Be that as it may, wine is the prestige liquor (or one of them) in Korea. It doesn’t matter that the beer scene is improving–though it is, thank goodness–because, you see, Korea promotions philosophy doesn’t depend on the idea of building a new market: it depends on the idea of stealing a market. Makkeoli producers want to get some of that upper-class trend-following crowd, just enough to let the makkeoli boom catch fire.
Unfortunate as it is, it wouldn’t make sense for people trying to raise the prestige of makkeoli to brand makkeoli “rice ale”–most Koreans have never heard of “ale” before anyway, indeed, most Western beer consumers (except for those who are really into beer) don’t know what distinguishes an ale from a lager. (I didn’t until I started homebrewing.)
The makkeoli producers have another choice, of course.
They could engage in a huge, risky campaign to raise the profile of makkeoli, using creative approaches, catchy ideas, and real, serious innovation in the packaging and production of makkeoli. They could spearheard the development of makkeoli cocktails, and promote them agressively, even to the point of having hired guns who go from bar to bar, bringing in waves of customers on specially designated nights when a makkeoli cocktail is free with the purchase of… well, whatever. Hell, they could even hire an artist and a writer, and launch a webtoon on the subject of makkeoli: if they did that I bet they’d get great results.
In other words, they could kickstart a trend that really secures for makkeoli a unique and enviable position in the market.
(That’s certainly seems to be what is happening in the actual beer scene in Korea, by the way, despite much more stringent government regulations and limitations.)
Indeed, they could even revolutionize makkeoli production: modernize it, change the packaging to something that fits better with the high-class profile they’re seeking, and so on. Makkeoli only has a short shelf life because of the way it’s produced: that was true of beer too, until production methods were modernized, and all the injunctions against putting fresh makkeoli in glass bottles, also applied to putting beer in glass bottles until not long ago.

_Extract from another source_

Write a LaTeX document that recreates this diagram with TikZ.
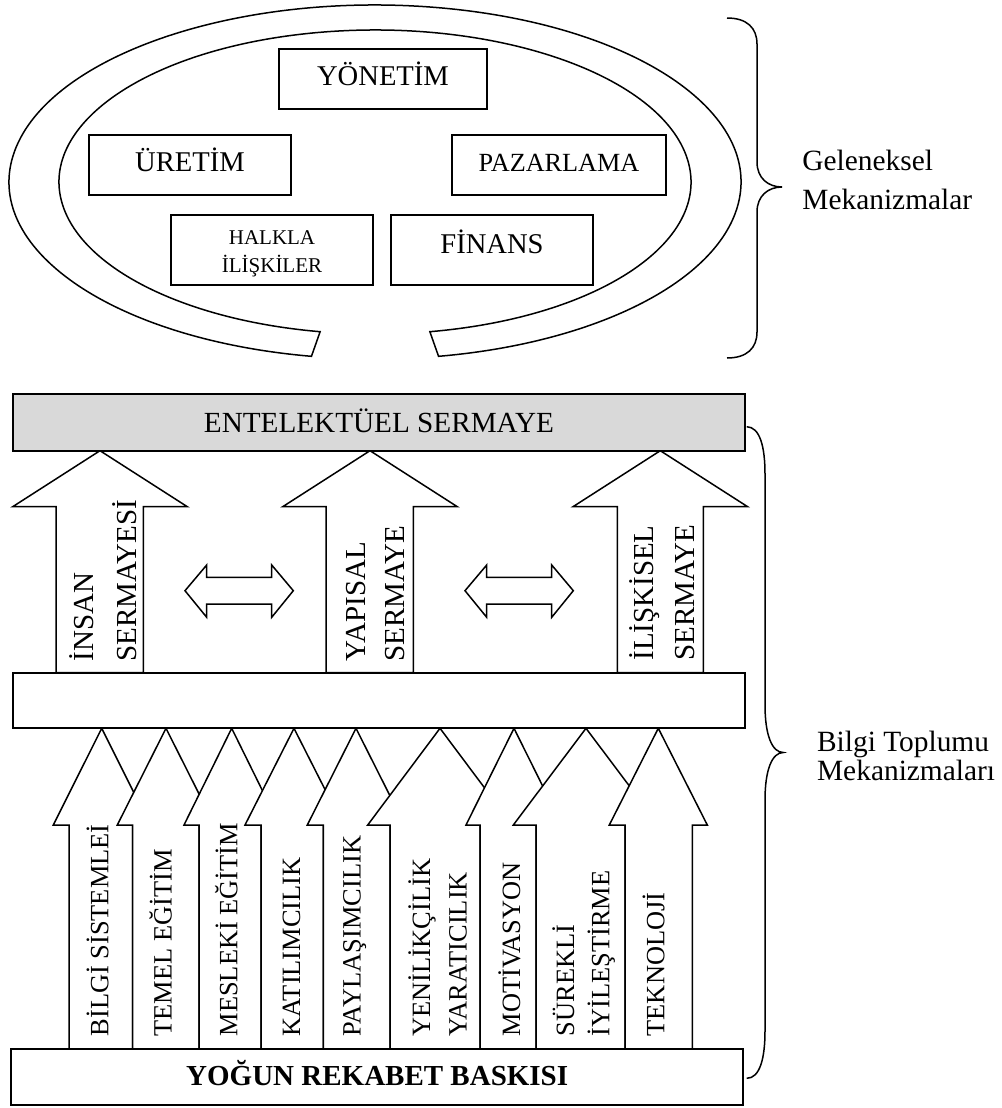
\documentclass[tikz,border=0pt]{standalone}
\usepackage{fontspec}
\setmainfont{Liberation Serif}
\usetikzlibrary{calc}

\definecolor{entgray}{HTML}{D9D9D9}

\begin{document}
\begin{tikzpicture}[
        x=0.5pt, y=0.5pt,
        box/.style={rectangle, draw, fill=white, line width=1pt, inner sep=0pt, font=\fontsize{14.3}{17}\selectfont, text height=9.5pt, text depth=3.5pt},
        graybox/.style={box, fill=entgray, font=\fontsize{14.6}{17}\selectfont, text height=9.7pt, text depth=0pt},
        ring/.style={draw, line width=0.75pt},
        bracepath/.style={draw, line width=0.75pt},
        arrowshape/.style={draw, fill=white, line width=0.75pt, line join=miter},
        vtext/.style={rotate=90, anchor=base west, inner sep=0pt, font=\fontsize{14.5}{17}\selectfont},
        vsmall/.style={vtext, font=\fontsize{13.2}{16}\selectfont},
        sidelabel/.style={anchor=base west, inner sep=0pt, font=\fontsize{14.7}{18}\selectfont}
    ]
    \useasboundingbox (0,0) rectangle (1001,-1108);

    % Open ring round the traditional functions
    \coordinate (ringc) at (375,-182);
    \draw[ring] (ringc) ++(260:366 and 177) arc[start angle=260, end angle=-80, x radius=366, y radius=177]
        -- ($(ringc)+(280:316 and 152)$) arc[start angle=280, end angle=620, x radius=316, y radius=152] -- cycle;

    % Traditional functions
    \node [box, minimum width=104pt, minimum height=30pt] (yonetim) at (383,-79) {YÖNETİM};
    \node [box, minimum width=101pt, minimum height=30pt] (uretim) at (190,-165) {ÜRETİM};
    \node [box, minimum width=107pt, minimum height=30pt, font=\fontsize{13.1}{16}\selectfont] (pazarlama) at (559,-165) {PAZARLAMA};
    \node [box, minimum width=101pt, minimum height=35pt] (halkla) at (272,-250) {};
    \node [align=center, inner sep=0pt, font=\fontsize{10.5}{13.8}\selectfont] (halklatxt) at ([yshift=-2pt]halkla.center) {HALKLA\\İLİŞKİLER};
    \node [box, minimum width=101pt, minimum height=35pt, text depth=6pt] (finans) at (492,-250) {FİNANS};

    % Upper brace
    \draw[bracepath] (727,-18) .. controls (747,-18) and (757,-28) .. (757,-44) -- (757,-162)
        .. controls (757,-178) and (768,-187) .. (782,-187)
        .. controls (768,-187) and (757,-196) .. (757,-212) -- (757,-332)
        .. controls (757,-348) and (747,-358) .. (727,-358);
    \node [sidelabel] (geleneksel) at (802,-170.7) {Geleneksel};
    \node [sidelabel] (mekanizmalar) at (802,-209.3) {Mekanizmalar};

    % Capital arrows
    \foreach \sl/\sr/\tp in {56/143.3/100, 326/413.3/370, 617.3/703.3/660.3}
        \draw[arrowshape] (\sl,-672.7) -- (\sl,-506.7) -- ({\tp-87.3},-506.7) -- (\tp,-450.7)
            -- ({\tp+87.3},-506.7) -- (\sr,-506.7) -- (\sr,-672.7) -- cycle;

    % Two way arrows between them
    \foreach \dx in {185,465}
        \draw[arrowshape] (\dx,-590.7) -- ++(21.7,25.7) -- ++(0,-12.3) -- ++(65,0) -- ++(0,12.3)
            -- ++(21.6,-25.7) -- ++(-21.6,-26.6) -- ++(0,13.3) -- ++(-65,0) -- ++(0,-13.3) -- cycle;

    % Lower arrows, each over the one before
    \foreach \sl/\sr/\tp/\hw in {69/132.7/101.7/48.4, 132.7/199/166/48.7, 199/261/231.7/47.7,
            261/323.3/294/49, 323.3/390/356/48.7, 390/480/440/72.3, 480/536/514/48,
            536/625/586/72.7, 625/692.3/658.3/49}
        \draw[arrowshape] (\sl,-1049.3) -- (\sl,-825) -- ({\tp-\hw},-825) -- (\tp,-728.3)
            -- ({\tp+\hw},-825) -- (\sr,-825) -- (\sr,-1049.3) -- cycle;

    % Bars
    \node [graybox, minimum width=366pt, minimum height=28.2pt] (entelektuel) at (379,-422.5) {ENTELEKTÜEL SERMAYE};
    \node [box, minimum width=366pt, minimum height=27.8pt] (ortabar) at (379,-700.5) {};
    \node [box, minimum width=366pt, minimum height=27.9pt, font=\bfseries\fontsize{14.5}{17}\selectfont, text height=9.7pt, text depth=1.4pt] (rekabet) at (377.2,-1077.2) {YOĞUN REKABET BASKISI};

    % Texts in the capital arrows
    \node [vtext] (insan) at (93.3,-661.7) {İNSAN};
    \node [vtext] (insansermaye) at (136,-661.7) {SERMAYESİ};
    \node [vtext] (yapisal) at (365,-661.7) {YAPISAL};
    \node [vtext] (yapisalsermaye) at (404,-661.7) {SERMAYE};
    \node [vtext] (iliskisel) at (653.3,-661) {İLİŞKİSEL};
    \node [vtext] (iliskiselsermaye) at (694.3,-661) {SERMAYE};

    % Texts in the lower arrows
    \node [vsmall] (bilgisis) at (108.3,-1036.7) {BİLGİ SİSTEMLEİ};
    \node [vsmall] (temel) at (171.7,-1036.7) {TEMEL EĞİTİM};
    \node [vsmall] (mesleki) at (237.3,-1036.7) {MESLEKİ EĞİTİM};
    \node [vsmall] (katilim) at (300,-1036.7) {KATILIMCILIK};
    \node [vsmall] (paylasim) at (360.7,-1036.7) {PAYLAŞIMCILIK};
    \node [vsmall] (yenilik) at (430,-1036.7) {YENİLİKÇİLİK};
    \node [vsmall] (yaratici) at (466.7,-1036.7) {YARATICILIK};
    \node [vsmall] (motivasyon) at (520,-1036.7) {MOTİVASYON};
    \node [vsmall] (surekli) at (574,-1036.7) {SÜREKLİ};
    \node [vsmall] (iyilestirme) at (609.3,-1036.7) {İYİLEŞTİRME};
    \node [vsmall] (teknoloji) at (664.3,-1036.7) {TEKNOLOJİ};

    % Lower brace
    \draw[bracepath] (746.7,-426.7) .. controls (760,-427) and (765,-447) .. (765,-474) -- (765,-705)
        .. controls (765,-735) and (772,-752.5) .. (783.3,-752.5)
        .. controls (772,-752.5) and (765,-770) .. (765,-800) -- (765,-1031)
        .. controls (765,-1058) and (760,-1078.3) .. (746.7,-1078.3);
    \node [sidelabel] (bilgitoplumu) at (816.7,-751) {Bilgi Toplumu};
    \node [sidelabel] (mekanizmalari) at (816.7,-780) {Mekanizmaları};

\end{tikzpicture}
\end{document}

I know makkeoli producers are experimenting with flavor profile, and that’s good, but that’s limited. The question of putting makkeoli in glass bottles, of giving it a longer shelf life, of achieving flavor stability, of giving it a slowly-developing flavor profile if it is stored (like sour beers), and more are all problems of a scientific and industrial sort: these things are all achieveable, if someone wants to achieve them.
So, I’m arguing, branding makkeoli as “rice beer” or “rice ale” isn’t any better a solution. Zenkimchi is just falling into the same pitfall Korean businesspeople do, of thinking that branding is going to make a market. Rather, making a market makes a market. Wine didn’t get branded as fancy: it got popularized, through a narrative that stirred people’s curiosity–but also, it got transformed as a consumer product, long before. The makkeoli industry misses that fact, because of course for Koreans, wine has always been a stable, elite consumer product packaged in glass bottles from overseas.
The makkeoli industry will need to take both of those factors into account, if they want to achieve anything like wine industry. And, you know, they could: good makkeoli is a joy. I can imagine domestic makkeoli producers operating in Chile or the United States or, say, Tunisia, a hundred years from now. But they need to really think about this.
Of course, the other option–the short-sighted, lazy one–is that they could do like most Korean businesspeople do, and just build that new Japanese restaurant right across the street from the successful, and give it a similar name. That is: they could just go ahead and try steal some of the wine-consumer market. And chances are, they’ll get just enough success doing it to justify the action: there have to be just enough people high enough to indulge in trend-setting makkeoli consumption, who are also nationalistic enough to be lured away from wine by the one thing that differentiates makkeoli: that it’s Korean.
And that’s what they’re doing. It’s smarter than just branding makkeoli as “rice ale”–because nobody would know what that means, or be enticed by the term–but it’s not very smart.
That is to say, while Zenkimchi’s right that “rice wine” is a stupid move, his pedantic correction misses the point: this isn’t about the accuracy of the terminology, it’s about the tiredness of the marketing approach. Korean businesspeople need to stop thinking this way, seeing markets as something always to be stolen from someone else, and learn the lesson offered by Drops of God: that a market can be built, and very rapidly, if only you’re creative in your approach.
Now, I just wish I knew more cartoonists… because damn, I could write the beer version of Drops of God (or even the makkeoli one) in a heartbeat: I even have a solid, saleable, sustainable plotline in my head. Any cartoonists out there interested?